Mason has a lot of really intersting thoughts and ideas and I appreciate that she was pioneering a different and much more gentle view of children than was prevalent at the time, but as far as parenting understanding goes, I think that there has been enormous progress through humanist and secular ideas, so I personally find it much more useful to read from these sources rather than having to sift texts like Mason's for tidbits or 'nuggets' as you wrote. There are
whole books that I would say are 'gold' as far as what they express about the reality of human nature, requiring little to no sifting, so the one's with nuggets have been usurped in my opinion and study.
I have, however, found some really great practical ideas in her books about teaching children, and although the sifting was fairly extensive at times, I have enjoyed many of them. There are other books that condense this information from her books and I haven't read any but perhaps there is one that expresses the beneficial aspects of her writing and not so much the judeo-christian theologically based parts.
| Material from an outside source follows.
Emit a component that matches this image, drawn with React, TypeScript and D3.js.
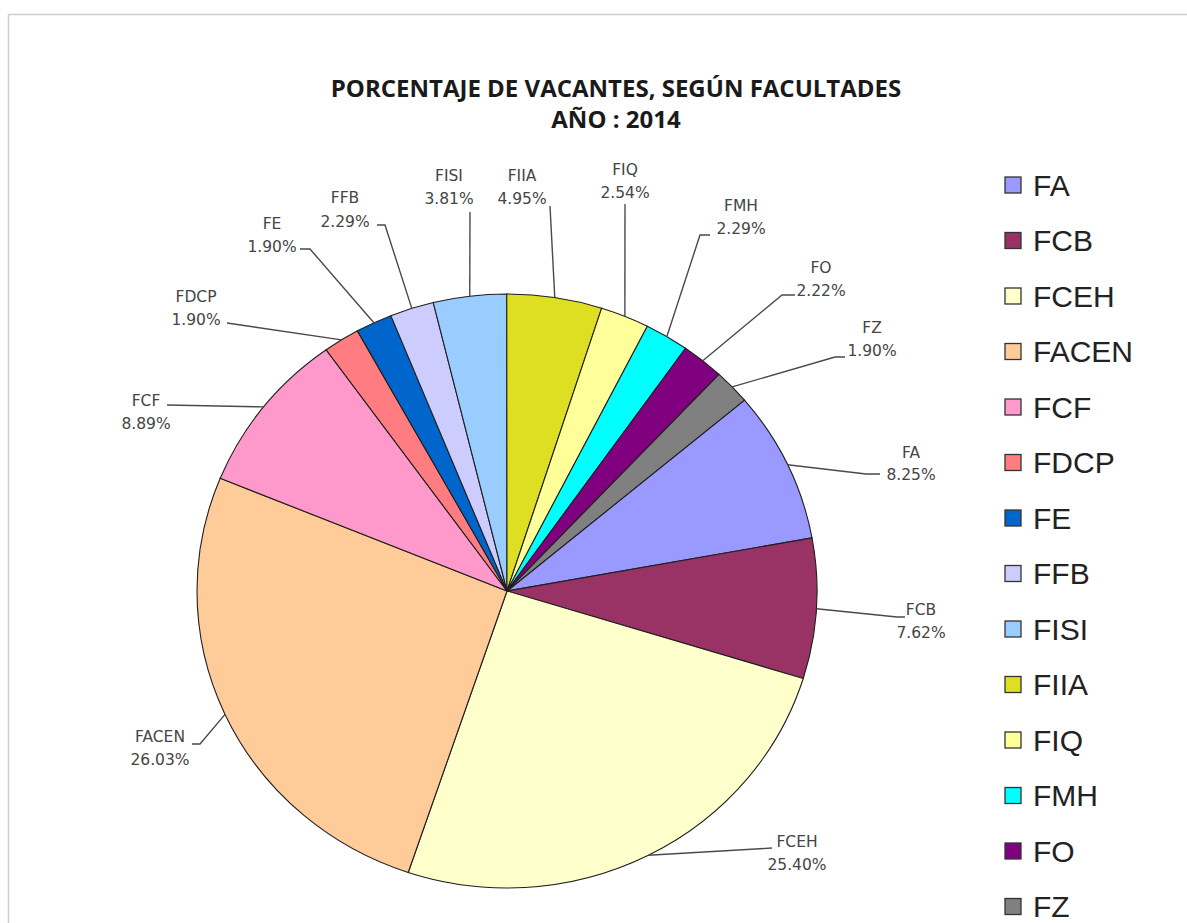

As it is, I have had no trouble finding suitable living books and presenting some of the activities to my children that she wrote about. I also really love her (general) perspective on learning through observation and nature, which by the way does really diverge from classical theology which expresses a distinct lack of trust in such methods of learning for children because of their 'wills' and 'inclinations'. What she was getting at, of course, was the scientific method, and a secular/humanist perspective, and I would suppose that had she lived longer or taken her views a bit further, she may have ended up excommunicated from her church. She was leaning away from classical theology, and not toward it overall- though she didn't directly oppose any of it that I recall.
She was an anglican adherent too, so her views were not as extreme as some others in her time and certainly now. Even still, I am personally very sensitive to the mores and underlying philosophies expressed by christians, and I found her writing to be rife with archaic christian teachings in many ways that non-adherents do and would find very offensive. In fact, she was too liberal for some groups of christians then and now too, so either way, she was cutting a fine line, I think.
Her perspective on child-rearing was gentle relative to her era, but I would not consider it gentle now and in my life. Perhaps it was gentle even compared with the Ezzos' and Pearls' methods, but that's a bar set too low to warrant anything but concern in my opinion. It isn't gentle compared with Kohn or Leidloff, for instance, who both consider respect (so assuming the best of a person's intentions and allowing that s/he is capable of doing good because it is good and for no other reason or agenda) to be encompassed by 'gentle'.
I don't mean to cause offence to christianity or christians, but since it is an open question in this thread, I thought I'd join in with my views.